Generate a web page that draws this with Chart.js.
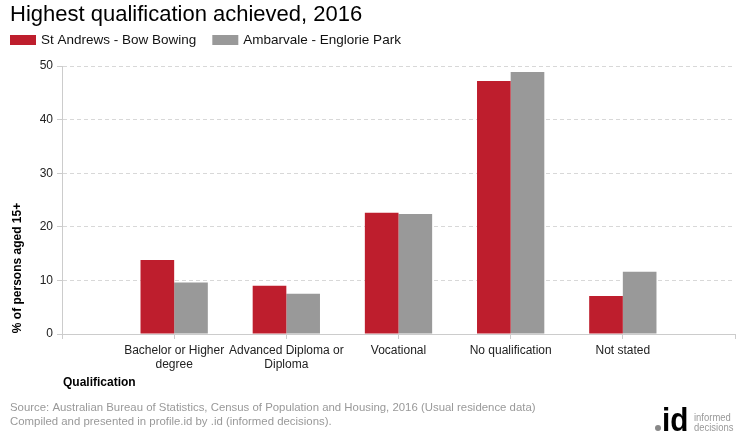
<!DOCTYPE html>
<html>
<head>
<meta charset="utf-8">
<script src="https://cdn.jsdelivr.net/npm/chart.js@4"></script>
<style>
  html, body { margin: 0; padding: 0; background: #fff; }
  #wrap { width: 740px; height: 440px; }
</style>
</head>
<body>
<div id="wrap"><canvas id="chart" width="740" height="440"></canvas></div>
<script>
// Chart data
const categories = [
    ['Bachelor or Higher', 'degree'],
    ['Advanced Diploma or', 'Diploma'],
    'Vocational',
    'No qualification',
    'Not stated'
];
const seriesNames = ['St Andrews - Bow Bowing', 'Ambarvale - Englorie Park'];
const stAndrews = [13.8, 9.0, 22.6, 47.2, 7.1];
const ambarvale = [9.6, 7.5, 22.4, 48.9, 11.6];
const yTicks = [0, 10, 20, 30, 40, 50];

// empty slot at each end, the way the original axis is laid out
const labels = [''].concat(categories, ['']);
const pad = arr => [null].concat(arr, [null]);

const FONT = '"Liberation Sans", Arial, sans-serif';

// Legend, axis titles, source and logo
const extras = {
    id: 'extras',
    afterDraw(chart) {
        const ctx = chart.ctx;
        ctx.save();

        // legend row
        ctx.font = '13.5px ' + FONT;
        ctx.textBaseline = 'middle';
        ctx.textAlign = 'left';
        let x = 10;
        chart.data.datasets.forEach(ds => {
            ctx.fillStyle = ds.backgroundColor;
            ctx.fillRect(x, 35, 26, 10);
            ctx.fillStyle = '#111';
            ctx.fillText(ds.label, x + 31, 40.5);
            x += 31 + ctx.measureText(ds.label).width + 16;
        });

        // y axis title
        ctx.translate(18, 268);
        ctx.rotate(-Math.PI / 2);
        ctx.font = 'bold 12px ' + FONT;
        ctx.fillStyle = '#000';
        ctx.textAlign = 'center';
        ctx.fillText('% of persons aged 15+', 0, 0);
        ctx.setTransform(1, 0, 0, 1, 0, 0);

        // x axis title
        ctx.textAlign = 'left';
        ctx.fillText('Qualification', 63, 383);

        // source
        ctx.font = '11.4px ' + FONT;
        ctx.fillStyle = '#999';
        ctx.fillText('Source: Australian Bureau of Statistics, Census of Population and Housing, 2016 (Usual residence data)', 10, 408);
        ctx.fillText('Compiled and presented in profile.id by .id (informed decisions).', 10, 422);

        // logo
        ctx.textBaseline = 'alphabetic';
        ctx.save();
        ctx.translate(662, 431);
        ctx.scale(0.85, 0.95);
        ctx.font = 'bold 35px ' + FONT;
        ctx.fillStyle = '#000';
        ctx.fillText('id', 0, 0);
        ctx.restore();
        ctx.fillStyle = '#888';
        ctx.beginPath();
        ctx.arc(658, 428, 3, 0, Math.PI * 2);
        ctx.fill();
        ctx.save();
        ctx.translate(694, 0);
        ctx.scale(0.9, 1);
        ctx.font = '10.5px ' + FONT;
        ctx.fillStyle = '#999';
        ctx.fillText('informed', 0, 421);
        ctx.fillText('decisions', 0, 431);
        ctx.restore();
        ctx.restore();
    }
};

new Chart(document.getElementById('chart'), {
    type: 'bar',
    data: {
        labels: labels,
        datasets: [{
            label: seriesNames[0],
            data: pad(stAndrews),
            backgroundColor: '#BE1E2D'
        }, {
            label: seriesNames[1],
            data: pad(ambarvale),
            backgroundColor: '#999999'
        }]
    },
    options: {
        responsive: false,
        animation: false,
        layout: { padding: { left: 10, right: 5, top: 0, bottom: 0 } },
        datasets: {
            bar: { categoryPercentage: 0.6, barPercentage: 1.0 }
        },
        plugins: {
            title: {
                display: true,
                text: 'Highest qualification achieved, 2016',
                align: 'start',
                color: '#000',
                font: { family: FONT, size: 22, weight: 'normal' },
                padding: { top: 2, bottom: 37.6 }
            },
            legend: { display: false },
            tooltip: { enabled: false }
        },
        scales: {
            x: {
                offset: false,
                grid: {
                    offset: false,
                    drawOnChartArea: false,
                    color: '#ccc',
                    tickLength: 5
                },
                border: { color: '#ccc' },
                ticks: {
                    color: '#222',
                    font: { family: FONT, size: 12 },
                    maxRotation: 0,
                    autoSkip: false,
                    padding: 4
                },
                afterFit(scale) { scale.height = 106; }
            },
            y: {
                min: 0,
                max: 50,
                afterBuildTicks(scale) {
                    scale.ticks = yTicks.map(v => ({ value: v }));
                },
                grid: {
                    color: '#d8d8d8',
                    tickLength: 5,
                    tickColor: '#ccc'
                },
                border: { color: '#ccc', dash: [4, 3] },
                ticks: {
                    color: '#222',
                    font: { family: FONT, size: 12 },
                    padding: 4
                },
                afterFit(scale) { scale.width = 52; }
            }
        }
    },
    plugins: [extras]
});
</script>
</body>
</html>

□ □ □

▶ **Short problem**: Omit the pictures and reproduce the listing exactly.

▶ **Full solution**:
Generate a web page that draws this with Chart.js.
<!DOCTYPE html>
<html>
<head>
<meta charset="utf-8">
<script src="https://cdn.jsdelivr.net/npm/chart.js@4"></script>
<style>
  html, body { margin: 0; padding: 0; background: #fff; }
  #wrap { width: 740px; height: 440px; }
</style>
</head>
<body>
<div id="wrap"><canvas id="chart" width="740" height="440"></canvas></div>
<script>
// Chart data
const categories = [
    ['Bachelor or Higher', 'degree'],
    ['Advanced Diploma or', 'Diploma'],
    'Vocational',
    'No qualification',
    'Not stated'
];
const seriesNames = ['St Andrews - Bow Bowing', 'Ambarvale - Englorie Park'];
const stAndrews = [13.8, 9.0, 22.6, 47.2, 7.1];
const ambarvale = [9.6, 7.5, 22.4, 48.9, 11.6];
const yTicks = [0, 10, 20, 30, 40, 50];

// empty slot at each end, the way the original axis is laid out
const labels = [''].concat(categories, ['']);
const pad = arr => [null].concat(arr, [null]);

const FONT = '"Liberation Sans", Arial, sans-serif';

// Legend, axis titles, source and logo
const extras = {
    id: 'extras',
    afterDraw(chart) {
        const ctx = chart.ctx;
        ctx.save();

        // legend row
        ctx.font = '13.5px ' + FONT;
        ctx.textBaseline = 'middle';
        ctx.textAlign = 'left';
        let x = 10;
        chart.data.datasets.forEach(ds => {
            ctx.fillStyle = ds.backgroundColor;
            ctx.fillRect(x, 35, 26, 10);
            ctx.fillStyle = '#111';
            ctx.fillText(ds.label, x + 31, 40.5);
            x += 31 + ctx.measureText(ds.label).width + 16;
        });

        // y axis title
        ctx.translate(18, 268);
        ctx.rotate(-Math.PI / 2);
        ctx.font = 'bold 12px ' + FONT;
        ctx.fillStyle = '#000';
        ctx.textAlign = 'center';
        ctx.fillText('% of persons aged 15+', 0, 0);
        ctx.setTransform(1, 0, 0, 1, 0, 0);

        // x axis title
        ctx.textAlign = 'left';
        ctx.fillText('Qualification', 63, 383);

        // source
        ctx.font = '11.4px ' + FONT;
        ctx.fillStyle = '#999';
        ctx.fillText('Source: Australian Bureau of Statistics, Census of Population and Housing, 2016 (Usual residence data)', 10, 408);
        ctx.fillText('Compiled and presented in profile.id by .id (informed decisions).', 10, 422);

        // logo
        ctx.textBaseline = 'alphabetic';
        ctx.save();
        ctx.translate(662, 431);
        ctx.scale(0.85, 0.95);
        ctx.font = 'bold 35px ' + FONT;
        ctx.fillStyle = '#000';
        ctx.fillText('id', 0, 0);
        ctx.restore();
        ctx.fillStyle = '#888';
        ctx.beginPath();
        ctx.arc(658, 428, 3, 0, Math.PI * 2);
        ctx.fill();
        ctx.save();
        ctx.translate(694, 0);
        ctx.scale(0.9, 1);
        ctx.font = '10.5px ' + FONT;
        ctx.fillStyle = '#999';
        ctx.fillText('informed', 0, 421);
        ctx.fillText('decisions', 0, 431);
        ctx.restore();
        ctx.restore();
    }
};

new Chart(document.getElementById('chart'), {
    type: 'bar',
    data: {
        labels: labels,
        datasets: [{
            label: seriesNames[0],
            data: pad(stAndrews),
            backgroundColor: '#BE1E2D'
        }, {
            label: seriesNames[1],
            data: pad(ambarvale),
            backgroundColor: '#999999'
        }]
    },
    options: {
        responsive: false,
        animation: false,
        layout: { padding: { left: 10, right: 5, top: 0, bottom: 0 } },
        datasets: {
            bar: { categoryPercentage: 0.6, barPercentage: 1.0 }
        },
        plugins: {
            title: {
                display: true,
                text: 'Highest qualification achieved, 2016',
                align: 'start',
                color: '#000',
                font: { family: FONT, size: 22, weight: 'normal' },
                padding: { top: 2, bottom: 37.6 }
            },
            legend: { display: false },
            tooltip: { enabled: false }
        },
        scales: {
            x: {
                offset: false,
                grid: {
                    offset: false,
                    drawOnChartArea: false,
                    color: '#ccc',
                    tickLength: 5
                },
                border: { color: '#ccc' },
                ticks: {
                    color: '#222',
                    font: { family: FONT, size: 12 },
                    maxRotation: 0,
                    autoSkip: false,
                    padding: 4
                },
                afterFit(scale) { scale.height = 106; }
            },
            y: {
                min: 0,
                max: 50,
                afterBuildTicks(scale) {
                    scale.ticks = yTicks.map(v => ({ value: v }));
                },
                grid: {
                    color: '#d8d8d8',
                    tickLength: 5,
                    tickColor: '#ccc'
                },
                border: { color: '#ccc', dash: [4, 3] },
                ticks: {
                    color: '#222',
                    font: { family: FONT, size: 12 },
                    padding: 4
                },
                afterFit(scale) { scale.width = 52; }
            }
        }
    },
    plugins: [extras]
});
</script>
</body>
</html>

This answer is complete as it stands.